A $250k/$500k max. profit (single vs. married) exclusion exists:

  1. If the home is a principle residence; AND
  2. The home was not acquired via a 1031 exchange; AND
  3. If one has lived in the home for 2 years within the last 5 years

(as with anything gov’t related it isn’t always simple – see the linked publication for all the exceptions and specifications):

Publication 523 (2016) Selling your Home [this is the holy grail – read it for complete/correct understanding and consult an accountant]

Generally, the gain is the home’s selling price, minus deductible closing costs, selling costs, and the tax basis in the property. (The basis is the original purchase price, plus purchase expenses, plus the cost of capital improvements, minus any depreciation and minus any casualty losses or insurance payments.)  See an accountant to understand implications of capital gains for your particular situation.

See also:
– Capital Gains and your Home Sale
– Avoiding Capital Gains Taxes

PLEASE Call me if you decide to sell your home.  I would love the opportunity to help you market and sell the home.

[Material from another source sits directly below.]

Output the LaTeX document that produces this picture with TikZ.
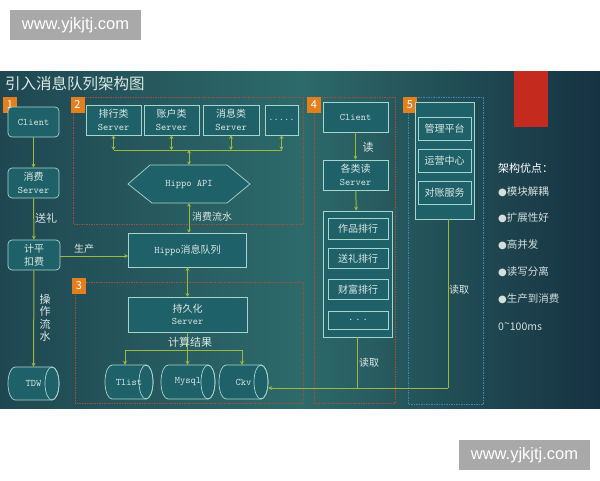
\documentclass[tikz,border=0pt]{standalone}
\usepackage{fontspec}
\setmainfont{Noto Sans CJK SC}
\newfontfamily\wmfont{Liberation Sans}
\newfontfamily\dejavu{DejaVu Sans}
\usetikzlibrary{arrows.meta}
\definecolor{bgl}{HTML}{1F4752}
\definecolor{bgm}{HTML}{2D6A6A}
\definecolor{bgr}{HTML}{163242}
\definecolor{nodefill}{HTML}{1E6168}
\definecolor{bord}{HTML}{A8D4CE}
\definecolor{txt}{HTML}{DCE8E4}
\definecolor{link}{HTML}{9DB83C}
\definecolor{sectred}{HTML}{A0503F}
\definecolor{sectblue}{HTML}{3C86BA}
\definecolor{numorange}{HTML}{E47F1E}
\definecolor{redbar}{HTML}{C42A1E}
\definecolor{wmgray}{HTML}{A9A9A9}
\definecolor{sidetxt}{HTML}{D4DEDC}
\newcommand\cylnode[6]{%
  \filldraw[draw=bord,fill=nodefill,line width=0.7pt] ({#2+7},#3) -- ({#4-7},#3)
    arc[start angle=270,end angle=450,x radius=7,y radius={(#5-#3)/2}] -- ({#2+7},#5)
    arc[start angle=90,end angle=270,x radius=7,y radius={(#5-#3)/2}] -- cycle;
  \draw[draw=bord,line width=0.7pt] ({#4-7},{(#3+#5)/2}) ellipse[x radius=7,y radius={(#5-#3)/2}];
  \node[inner sep=0pt,text=txt,font=\ttfamily\fontsize{10}{12}\selectfont,
        minimum width={(#4-#2)*1pt},minimum height={(#5-#3)*1pt}]
        (#1) at ({(#2+#4)/2},{(#3+#5)/2}) {#6};}
\begin{document}
\begin{tikzpicture}[x=1pt,y=-1pt,
  box/.style={draw=bord,fill=nodefill,text=txt,line width=0.7pt,inner sep=0pt,align=center,
              font=\fontsize{10}{12.5}\selectfont},
  rbox/.style={box,rounded corners=4pt},
  conn/.style={draw=link,line width=1pt,-{Stealth[length=4pt,width=4pt]}},
  dconn/.style={draw=link,line width=1pt,{Stealth[length=3.5pt,width=4pt]}-{Stealth[length=3.5pt,width=4pt]}},
  wire/.style={draw=link,line width=1pt},
  lbl/.style={text=txt,font=\fontsize{10}{11}\selectfont,inner sep=0pt,align=center},
  sect/.style={draw=sectred,line width=1pt,dash pattern=on 1.5pt off 1pt},
  num/.style={fill=numorange,text=white,font=\fontsize{11}{11}\selectfont,
              minimum width=14pt,minimum height=16pt,inner sep=0pt},
  side/.style={text=sidetxt,font=\fontsize{10.5}{12}\selectfont,anchor=west,inner sep=0pt}]
\useasboundingbox (0,0) rectangle (600,480);
\fill[white] (0,0) rectangle (600,480);
% watermarks
\node[fill=wmgray,text=white,font=\wmfont\fontsize{16.5}{16.5}\selectfont,minimum width=131pt,minimum height=30pt,inner sep=0pt] (wm1) at (75.5,25) {www.yjkjtj.com};
\node[fill=wmgray,text=white,font=\wmfont\fontsize{16.5}{16.5}\selectfont,minimum width=131pt,minimum height=30pt,inner sep=0pt] (wm2) at (524.5,455) {www.yjkjtj.com};
% panel
\shade[left color=bgl,right color=bgr,middle color=bgm] (0,71) rectangle (600,408);
\fill[redbar] (514,71) rectangle (548,127);
\node[anchor=west,text=txt,font=\fontsize{15.5}{15.5}\selectfont,inner sep=0pt] (title) at (5,84) {引入消息队列架构图};
% section frames
\draw[sect] (73,97) rectangle (303,224);
\draw[sect] (75,282) rectangle (303,403);
\draw[sect] (314,97) rectangle (395,403);
\draw[draw=sectblue,line width=1pt,dash pattern=on 1.5pt off 1pt] (408,97) rectangle (483,404);
\node[num] (n1) at (10,105) {1};
\node[num] (n2) at (77.5,105) {2};
\node[num] (n3) at (79,286) {3};
\node[num] (n4) at (314,105) {4};
\node[num] (n5) at (410,105) {5};
% section 1
\node[rbox,minimum width=51pt,minimum height=30pt,font=\ttfamily\fontsize{10}{12}\selectfont] (client1) at (33.5,122) {Client};
\node[rbox,minimum width=51pt,minimum height=30pt] (consume) at (33.5,183) {消费\\{\ttfamily Server}};
\node[rbox,minimum width=52pt,minimum height=30pt] (billing) at (34,255) {计平\\扣费};
\cylnode{tdw}{8}{367}{59}{400}{TDW}
\draw[conn] (client1) -- (consume);
\draw[conn] (consume) -- (billing);
\draw[conn] (billing) -- (tdw);
\node[lbl,font=\fontsize{11}{11}\selectfont] (l1) at (46,218) {送礼};
\node[lbl,font=\fontsize{11}{12.5}\selectfont] (l2) at (45,318) {操\\作\\流\\水};
% section 2
\node[box,minimum width=55pt,minimum height=30pt] (srv1) at (113.5,120) {排行类\\{\ttfamily Server}};
\node[box,minimum width=55pt,minimum height=30pt] (srv2) at (171.5,120) {账户类\\{\ttfamily Server}};
\node[box,minimum width=56pt,minimum height=30pt] (srv3) at (231,120) {消息类\\{\ttfamily Server}};
\node[box,minimum width=33pt,minimum height=30pt,font=\ttfamily\fontsize{10}{12}\selectfont] (srv4) at (281.5,120) {.....};
\filldraw[draw=bord,fill=nodefill,line width=0.7pt] (150,165) -- (227,165) -- (250,184) -- (227,203) -- (152,203) -- (128,184) -- cycle;
\node[inner sep=0pt,text=txt,font=\ttfamily\fontsize{10}{12}\selectfont,minimum width=122pt,minimum height=38pt] (hex) at (189,184) {Hippo API};
\coordinate (sb) at (189,150);
\draw[wire] (srv1.south |- sb) -- (srv4.south |- sb);
\draw[dconn] (srv1.south) -- (srv1.south |- sb);
\draw[dconn] (srv2.south) -- (srv2.south |- sb);
\draw[dconn] (srv3.south) -- (srv3.south |- sb);
\draw[dconn] (srv4.south) -- (srv4.south |- sb);
\draw[dconn] (sb) -- (hex.north);
\node[box,minimum width=118pt,minimum height=34pt] (queue) at (187.5,250) {{\ttfamily Hippo}消息队列};
\draw[dconn] (hex.south) -- (hex.south |- queue.north);
\node[lbl,anchor=west] (l3) at (192,217) {消费流水};
\draw[conn] ([yshift=-1pt]billing.east) -- ([yshift=-1pt]billing.east -| queue.west);
\node[lbl] (l4) at (84,249) {生产};
% section 3
\node[box,minimum width=119pt,minimum height=35pt] (persist) at (187.5,314.5) {持久化\\{\ttfamily Server}};
\draw[dconn] (queue.south) -- (queue.south |- persist.north);
\cylnode{tlist}{105}{365}{153}{399}{Tlist}
\cylnode{mysql}{161}{365}{215}{399}{Mysql}
\cylnode{ckv}{219}{365}{268}{399}{Ckv}
\coordinate (cb) at (187.5,350);
\draw[wire] (persist.south) -- (cb);
\draw[wire] ([xshift=-4pt]tlist.north |- cb) -- ([xshift=-1.5pt]ckv.north |- cb);
\draw[conn] ([xshift=-4pt]tlist.north |- cb) -- ([xshift=-4pt]tlist.north);
\draw[conn] (cb) -- (cb |- mysql.north);
\draw[conn] ([xshift=-1.5pt]ckv.north |- cb) -- ([xshift=-1.5pt]ckv.north);
\node[lbl,font=\fontsize{11}{11}\selectfont] (l5) at (190,342) {计算结果};
% section 4
\node[box,minimum width=65pt,minimum height=30pt,font=\ttfamily\fontsize{10}{12}\selectfont] (client4) at (355.5,117) {Client};
\node[box,minimum width=65pt,minimum height=30pt] (readsrv) at (355.5,175) {各类读\\{\ttfamily Server}};
\node[box,minimum width=69pt,minimum height=126pt] (stack) at (357.5,274) {};
\node[box,minimum width=60pt,minimum height=21pt] (it1) at (358,228.5) {作品排行};
\node[box,minimum width=60pt,minimum height=20pt] (it2) at (358,258.5) {送礼排行};
\node[box,minimum width=60pt,minimum height=20pt] (it3) at (358,289.5) {财富排行};
\node[box,minimum width=60pt,minimum height=18pt] (it4) at (358,320) {.\ \ .\ \ .};
\draw[conn] (client4) -- (readsrv);
\draw[conn] (readsrv) -- (stack);
\node[lbl,font=\fontsize{11}{11}\selectfont] (l6) at (368,147) {读};
% section 5
\node[box,minimum width=59pt,minimum height=117pt] (inner5) at (444.5,160.5) {};
\node[box,minimum width=53pt,minimum height=23pt] (m1) at (444.5,128.5) {管理平台};
\node[box,minimum width=53pt,minimum height=23pt] (m2) at (444.5,160.5) {运营中心};
\node[box,minimum width=53pt,minimum height=23pt] (m3) at (444.5,192.5) {对账服务};
% read links
\coordinate (r5) at (448,388);
\draw[wire] (inner5.south -| r5) -- (r5);
\draw[conn] (r5) -- (r5 -| ckv.east);
\draw[wire] (stack.south) -- (stack.south |- r5);
\node[lbl] (l7) at (369,363) {读取};
\node[lbl] (l8) at (459,290) {读取};
% right side
\node[side,text=white,font=\fontsize{11}{12}\selectfont] (s0) at (498,168) {架构优点：};
\node[side] (s1) at (498,192) {{\dejavu\fontsize{10}{10}\selectfont ●}模块解耦};
\node[side] (s2) at (498,218) {{\dejavu\fontsize{10}{10}\selectfont ●}扩展性好};
\node[side] (s3) at (498,245) {{\dejavu\fontsize{10}{10}\selectfont ●}高并发};
\node[side] (s4) at (498,272) {{\dejavu\fontsize{10}{10}\selectfont ●}读写分离};
\node[side] (s5) at (498,299) {{\dejavu\fontsize{10}{10}\selectfont ●}生产到消费};
\node[side,font=\rmfamily\fontsize{10.5}{12}\selectfont] (s6) at (498,327) {0\raisebox{0.5ex}{\textasciitilde}100ms};
\end{tikzpicture}
\end{document}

NOTE – If one decides to rent/lease their home in the future keep in mind that many of the expenses can be written off (capital improvements and repairs – keep receipts); also, the home will be set on a depreciation schedule.  As such one needs to be sure to consult an accountant about the tax implications of renting/leasing a home and subsequent sale thereof – tax implications.  Also, be SURE to check on the insurance implications of owning an investment property.